I began to talk with her about what I knew about children and racism. I brought her resources I copied from the book Beyond Heroes and Holiday’s. I asked her to be prepared to support Emily in conversations about race. I explained to her that being black in a White dominant culture was apparent to all the children and it was natural for them to notice and discuss it.
However, it was when I began to talk about the privileges of being white in New Hampshire that I realized that I had never talked to her, or many other white people about this issue. Polite white people don’t point out racism to other polite white people, especially those in the upper middle class. Polite white mothers don’t tell the teacher that the other children are saying hurtful remarks. Polite white mothers don’t notice such things.
I don’t think that the teacher fully understood what I was saying, but she was willing to listen. The Head of School and the teachers met, and planned a course of action to respond to this issue with both the children and families. While not yet fully resolved, I am satisfied with the way the school is beginning their journey.
Some parents are avoiding me now; some are overextending themselves to be friendly. White guilt is a funny thing. One little girl involved in the incident told Emily that if she didn’t stop telling me about the things she was saying, the little girl would get kicked out of school. Emily promptly told me this when I picked her up that afternoon.
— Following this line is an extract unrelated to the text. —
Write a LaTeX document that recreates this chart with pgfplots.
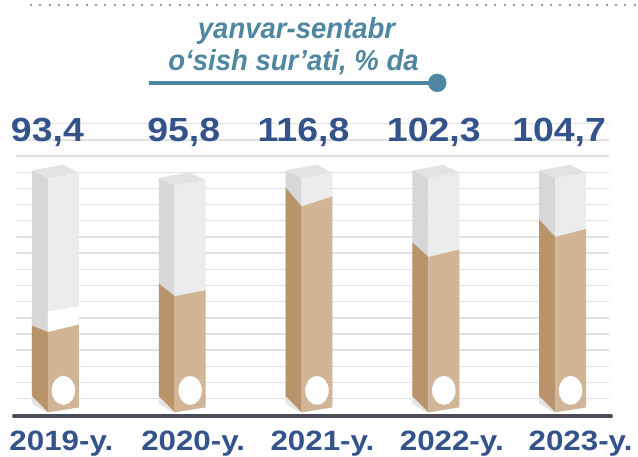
\documentclass[border=0pt]{standalone}
\usepackage{pgfplots}
\pgfplotsset{compat=1.18}
\usepackage{fontspec}
\setmainfont{Liberation Sans}
\newfontfamily\numfont[FakeStretch=1.12]{Liberation Sans}
\newfontfamily\titlefont[FakeStretch=0.95]{Liberation Sans}
\definecolor{numblue}{HTML}{34538A}
\definecolor{titleblue}{HTML}{4F86A0}
\definecolor{baseln}{HTML}{4B4B5A}
\definecolor{gridc}{HTML}{E2E2E2}
\definecolor{tanfront}{HTML}{D2B596}
\definecolor{tanleft}{HTML}{B9936A}
\definecolor{grayfront}{HTML}{ECECEC}
\definecolor{grayleft}{HTML}{D7D7D7}
\definecolor{graytop}{HTML}{E3E3E3}
\definecolor{shadow}{HTML}{E4E4E4}
\tikzset{vlab/.style={anchor=base, inner sep=0pt, text=numblue, font=\numfont\bfseries\fontsize{33.5}{36}\selectfont},
         ylab/.style={anchor=base, inner sep=0pt, text=numblue, font=\numfont\bfseries\fontsize{28}{30}\selectfont},
         tlab/.style={anchor=base, inner sep=0pt, text=titleblue, font=\titlefont\bfseries\itshape\fontsize{29}{32}\selectfont}}
\begin{document}
\begin{tikzpicture}
\begin{axis}[
  width=638pt, height=456pt, scale only axis,
  xmin=0, xmax=638, ymin=0, ymax=456, y dir=reverse,
  hide axis, clip=false,
  poly/.style={fill=#1, draw=none, forget plot, mark=none},
]
\addplot[draw=none, mark=none, forget plot] coordinates {(0,0) (638,456)};
% dotted top line
\addplot[color=black!40, line width=2pt, dash pattern=on 2pt off 7.3pt, mark=none] coordinates {(30,5) (638,5)};
% grid lines
\pgfplotsinvokeforeach{123.9,140.1,156.3,172.5,188.7,204.9,221.1,237.3,253.5,269.7,285.9,302.1,318.3,334.5,350.7,366.9,383.1,399.3}{
  \addplot[color=gridc, line width=1.4pt, mark=none, forget plot] coordinates {(16,#1) (610,#1)};
}
% ---- bar 1 (2019): 93,4
\addplot[poly=grayleft]  coordinates {(32,170.7) (48,178.3) (48,413) (32,397)};
\addplot[poly=grayfront] coordinates {(48,178.3) (79,173) (79,408) (48,413)};
\addplot[poly=graytop]   coordinates {(32,170.7) (63,165) (79,173) (48,178.3)};
\addplot[poly=white]     coordinates {(48,312) (79,307) (79,325) (48,332.7)};
\addplot[poly=tanleft]   coordinates {(32,326) (48,332.7) (48,413) (32,397)};
\addplot[poly=tanfront]  coordinates {(48,332.7) (79,325) (79,408) (48,413)};
\addplot[poly=shadow]    coordinates {(32,397) (32,404) (46,413) (48,413)};
% ---- bar 2 (2020): 95,8
\addplot[poly=grayleft]  coordinates {(159,178.2) (175,185.8) (175,413) (159,397)};
\addplot[poly=grayfront] coordinates {(175,185.8) (206,180.5) (206,408) (175,413)};
\addplot[poly=graytop]   coordinates {(159,178.2) (190,172.5) (206,180.5) (175,185.8)};
\addplot[poly=tanleft]   coordinates {(159,284) (175,296.7) (175,413) (159,397)};
\addplot[poly=tanfront]  coordinates {(175,296.7) (206,290.7) (206,408) (175,413)};
\addplot[poly=shadow]    coordinates {(159,397) (159,404) (173,413) (175,413)};
% ---- bar 3 (2021): 116,8
\addplot[poly=grayleft]  coordinates {(286,170.7) (302,178.3) (302,413) (286,397)};
\addplot[poly=grayfront] coordinates {(302,178.3) (333,173) (333,408) (302,413)};
\addplot[poly=graytop]   coordinates {(286,170.7) (317,165) (333,173) (302,178.3)};
\addplot[poly=tanleft]   coordinates {(286,187.7) (302,206.7) (302,413) (286,397)};
\addplot[poly=tanfront]  coordinates {(302,206.7) (333,196.7) (333,408) (302,413)};
\addplot[poly=shadow]    coordinates {(286,397) (286,404) (300,413) (302,413)};
% ---- bar 4 (2022): 102,3
\addplot[poly=grayleft]  coordinates {(413,170.7) (429,178.3) (429,413) (413,397)};
\addplot[poly=grayfront] coordinates {(429,178.3) (460,173) (460,408) (429,413)};
\addplot[poly=graytop]   coordinates {(413,170.7) (444,165) (460,173) (429,178.3)};
\addplot[poly=tanleft]   coordinates {(413,242.7) (429,257.3) (429,413) (413,397)};
\addplot[poly=tanfront]  coordinates {(429,257.3) (460,250) (460,408) (429,413)};
\addplot[poly=shadow]    coordinates {(413,397) (413,404) (427,413) (429,413)};
% ---- bar 5 (2023): 104,7
\addplot[poly=grayleft]  coordinates {(540,170.7) (556,178.3) (556,413) (540,397)};
\addplot[poly=grayfront] coordinates {(556,178.3) (587,173) (587,408) (556,413)};
\addplot[poly=graytop]   coordinates {(540,170.7) (571,165) (587,173) (556,178.3)};
\addplot[poly=tanleft]   coordinates {(540,220) (556,237.3) (556,413) (540,397)};
\addplot[poly=tanfront]  coordinates {(556,237.3) (587,229.3) (587,408) (556,413)};
\addplot[poly=shadow]    coordinates {(540,397) (540,404) (554,413) (556,413)};
% white ovals
\addplot[color=white, only marks, mark=*, mark size=11.5pt, mark options={yscale=1.24, fill=white, draw=white}, forget plot]
  coordinates {(63.5,391) (190.5,391) (317.5,391) (444.5,391) (571.5,391)};
% base line
\addplot[color=baseln, line width=4pt, line cap=round, mark=none] coordinates {(14,417) (612,417)};
% title underline and dot
\addplot[color=titleblue, line width=4pt, mark=none] coordinates {(149,83) (436,83)};
\addplot[color=titleblue, only marks, mark=*, mark size=9pt, mark options={fill=titleblue, draw=titleblue}] coordinates {(438,83)};
% title
\node[tlab] at (axis cs:297,39) {yanvar-sentabr};
\node[tlab] at (axis cs:294,71) {o‘sish sur’ati, \% da};
% value labels
\node[vlab] at (axis cs:47.5,142) {93,4};
\node[vlab] at (axis cs:184,142) {95,8};
\node[vlab] at (axis cs:304,142) {116,8};
\node[vlab] at (axis cs:434.5,142) {102,3};
\node[vlab] at (axis cs:560,142) {104,7};
% year labels
\node[ylab] at (axis cs:61.5,451) {2019-y.};
\node[ylab] at (axis cs:193.5,451) {2020-y.};
\node[ylab] at (axis cs:323,451) {2021-y.};
\node[ylab] at (axis cs:452.5,451) {2022-y.};
\node[ylab] at (axis cs:581.5,451) {2023-y.};
\end{axis}
\end{tikzpicture}
\end{document}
Working through my discomfort has offered my daughter the strength to actively begin her own journey in the work of anti-bias.
It has become clear to me through this experience and this journey into Anti-Bias curriculum that part of the important work that I am called to do is being that White person who talks about the impolite issues of race and culture. It occurs to me that for some White people that I may be the first White person to call attention to the elephant of racism in the room.